For those who don’t know him, this guy was literally a money-making machine. He traded daily with positions between $20 million and $50 million and generated profits that seemed almost unreal. But the interesting part isn’t just that, but how he got there.
Lipschutz started with an inheritance of $12,000. Nothing extraordinary, right? But patience was his superpower. For four consecutive years, he accumulated, reinvested, and learned. When he finally reached $250,000, he thought he had everything figured out. Then he made the classic mistake of young traders: over-leveraged and lost everything in a matter of days.
That’s where most give up. Bill didn’t. He learned that the market doesn’t forgive trading transgressions. That lesson cost him dearly but marked him forever.
When he graduated from Cornell, he joined Salomon Brothers as an intern. No forex experience, nothing. But he applied what he had learned in his personal account: discipline, risk management, and that gradual scaling mindset. The result was that in his first year, he was already profitable, and over the next seven years, he generated approximately $500 million in profits for the bank by trading those massive volumes.

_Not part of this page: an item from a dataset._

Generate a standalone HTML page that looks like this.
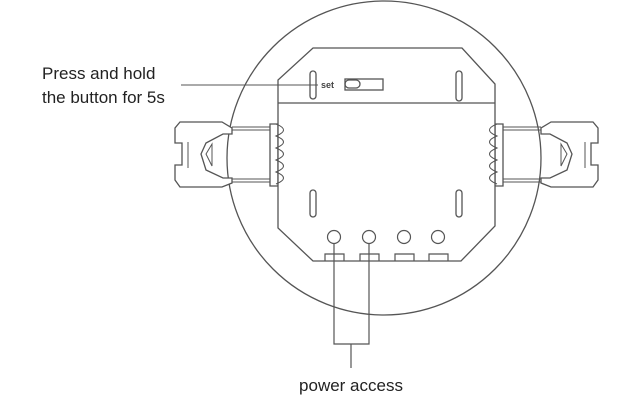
<!DOCTYPE html>
<html><head><style>body{margin:0;background:#fff}svg{display:block}</style></head><body>
<svg width="634" height="405" viewBox="0 0 634 405" xmlns="http://www.w3.org/2000/svg" fill="none" stroke="#555" stroke-width="1.3">
<circle cx="384" cy="158" r="157" fill="#fff"/>
<g id="clip">
<path d="M232 127 H278 M232 182 H278 M232 130 H278 M232 179 H278" stroke-width="1"/>
<path d="M180 122 H222 L232 128 V134 H223 L206 143 L201 154 L206 170 L223 178 H232 V183 L222 187 H180 L175 180 V165 H182 V143 H175 V128 Z" fill="#fff"/>
<path d="M212 144 L206 154 L212 166 Z M188 142 V168" stroke-width="1"/>
<path d="M270 124 H278 V186 H270 Z" fill="#fff"/>
</g>
<use href="#clip" transform="translate(773 0) scale(-1 1)"/>
<path d="M313 48 H462 L495 84 V226 L461 261 H313 L278 228 V80 Z" fill="#fff"/>
<path d="M278 103 H495"/>
<path d="M270 124 H278 V186 H270 Z M503 124 H495 V186 H503 Z" stroke-width="1"/>
<path d="M276 124 C286 128 286 132 276 136 C286 140 286 144 276 148 C286 152 286 156 276 160 C286 164 286 168 276 172 C286 176 286 180 276 184 M497 124 C487 128 487 132 497 136 C487 140 487 144 497 148 C487 152 487 156 497 160 C487 164 487 168 497 172 C487 176 487 180 497 184" stroke-width="1"/>
<rect x="310" y="71" width="6" height="28" rx="3"/>
<rect x="456" y="71" width="6" height="30" rx="3"/>
<rect x="310" y="190" width="6" height="27" rx="3"/>
<rect x="456" y="190" width="6" height="27" rx="3"/>
<rect x="345" y="79" width="38" height="11"/>
<rect x="345" y="80" width="15" height="8" rx="4"/>
<text x="321" y="88" font-family="Liberation Sans, sans-serif" font-size="9" font-weight="bold" fill="#444" stroke="none">set</text>
<g stroke-width="1.2">
<circle cx="334" cy="237" r="6.5"/><circle cx="369" cy="237" r="6.5"/><circle cx="404" cy="237" r="6.5"/><circle cx="438" cy="237" r="6.5"/>
<path d="M325 261 V254 H344 V261 M360 261 V254 H379 V261 M395 261 V254 H414 V261 M429 261 V254 H448 V261"/>
</g>
<path d="M181 85 H318" stroke-width="1"/>
<path d="M334 243 V344 H369 V243 M351 344 V368" stroke-width="1.2"/>
<g font-family="Liberation Sans, sans-serif" font-size="17" fill="#222" stroke="none">
<text x="42" y="79">Press and hold</text>
<text x="42" y="103">the button for 5s</text>
<text x="351" y="391" text-anchor="middle">power access</text>
</g>
</svg>
</body></html>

In an interview, Bill Lipschutz identified five fundamental pillars of his method. First, confidence. It’s not about arrogance but the ability to get up after a brutal fall. Second, absolute focus: one trade at a time, without distractions. Third, genuine patience. Those four years accumulating $12,000 weren’t glamorous, but they were necessary.
Fourth, courage. Seeing what others don’t see is useless if you don’t have the guts to act and stand firm when everything moves against you. And fifth, what saved him after the initial disaster: serious risk management. Making money is a skill. Keeping it is completely different.
From all this, there are three practical lessons I find critical. One: stop obsessing over always being right. Trading isn’t about predicting the future perfectly; it’s about knowing what to do in every scenario the market presents. Two: if you have a strong conviction about a trade and there’s a significant move due to news, sometimes the right decision is to bite the bullet and execute forcefully. Three: always scale. Don’t enter or exit positions abruptly. The whales understand this, and winning traders do too.
Bill Lipschutz spent eight years at Salomon Brothers and then went on to found his own firm. His story is a reminder that success in the markets isn’t magic; it’s discipline combined with the willingness to learn from the most painful mistakes.